Roybal Caballero finished all her coursework for a dual master’s in Community and Regional Planning in the UNM School of Architecture and Planning, and a master’s in Public Administration.
“I worked for many years as executive director of an inner city non-profit organization in El Paso. We explored social, cultural and identity issues as we looked at a neighborhood revitalization project. That is the focus of my case study,” she said.
Roybal Caballero has been accepted into the doctoral program in American Studies in the College of Arts & Sciences. She sees an opportunity to combine her many years of working for non-profits with her education and bring it into the classroom.
Roybal Caballero said that District 13 has become a “checkerboard” after the latest redistricting effort. It generally is the city’s southwest mesa, cuts across Central and Coors, and runs from Dennis Chavez toward Unser Blvd.
“The district is depressed and transitional. It has more foreclosures than any other area of the city. It has no shopping in the area or small business development or jobs. I am a strong advocate for small business development and see the economic growth in it,” she said. She added that she would like to see job creation in the area to keep workers closer to home and keep families involved in the community.
Roybal Caballero said that the area has a high bilingual and immigrant population. “We need to look out for their educational needs,” she said. “The schools need to be prepared for the language, economic, social and cultural challenges these students face.”
Roybal Caballero said that there are many new homes in the area, but few amenities. “Many properties were shorts sales – quick in, quick out.

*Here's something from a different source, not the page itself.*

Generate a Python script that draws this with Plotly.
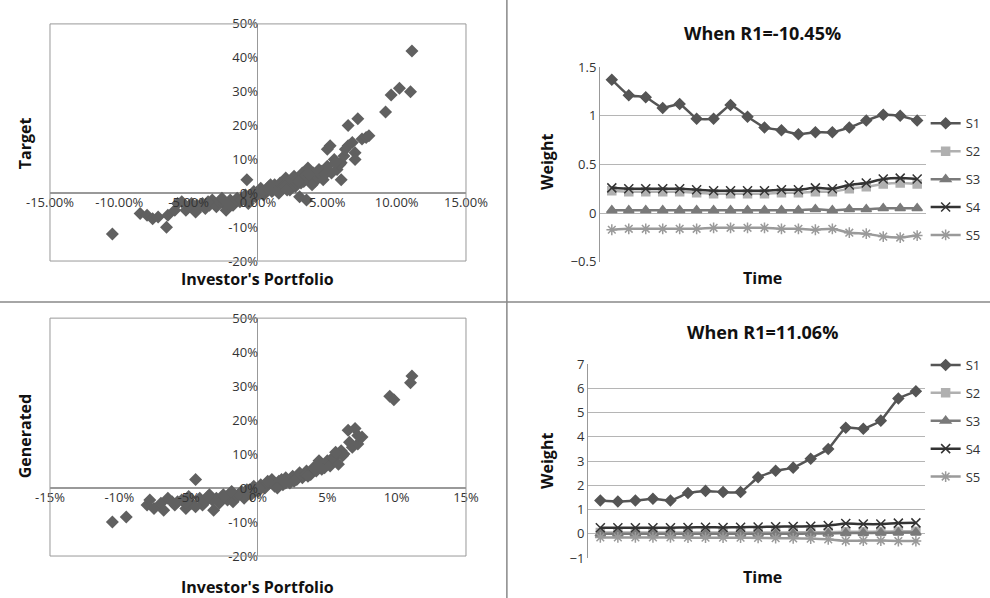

Just in the time between getting signatures to get on the ballot to returning to ask for neighborhood support during the primary, I saw tremendous turnover among residents,” she said.
The new District 13 representative is confident that her experience will be valuable in helping her address issues legislatively.
Professor Ted Jojola, Community and Regional Planning, said, “Patricia’s election as a State Representative is the natural outcome of her thesis topic on community engagement in the Community & Regional Planning program. For 30 years, beginning in the early 70’s, she was already involved in organizing through the Kalpulli en Accion (The Spirit of a United Community in Action), a community development program in the Chamizal neighborhood of El Paso, Texas. That, and her own cultural perspective as a Piro-Manso-Tiwa individual from the Indigenous cultural reaches of southern New Mexico makes her experience and perspectives invaluable in her new legislative role.”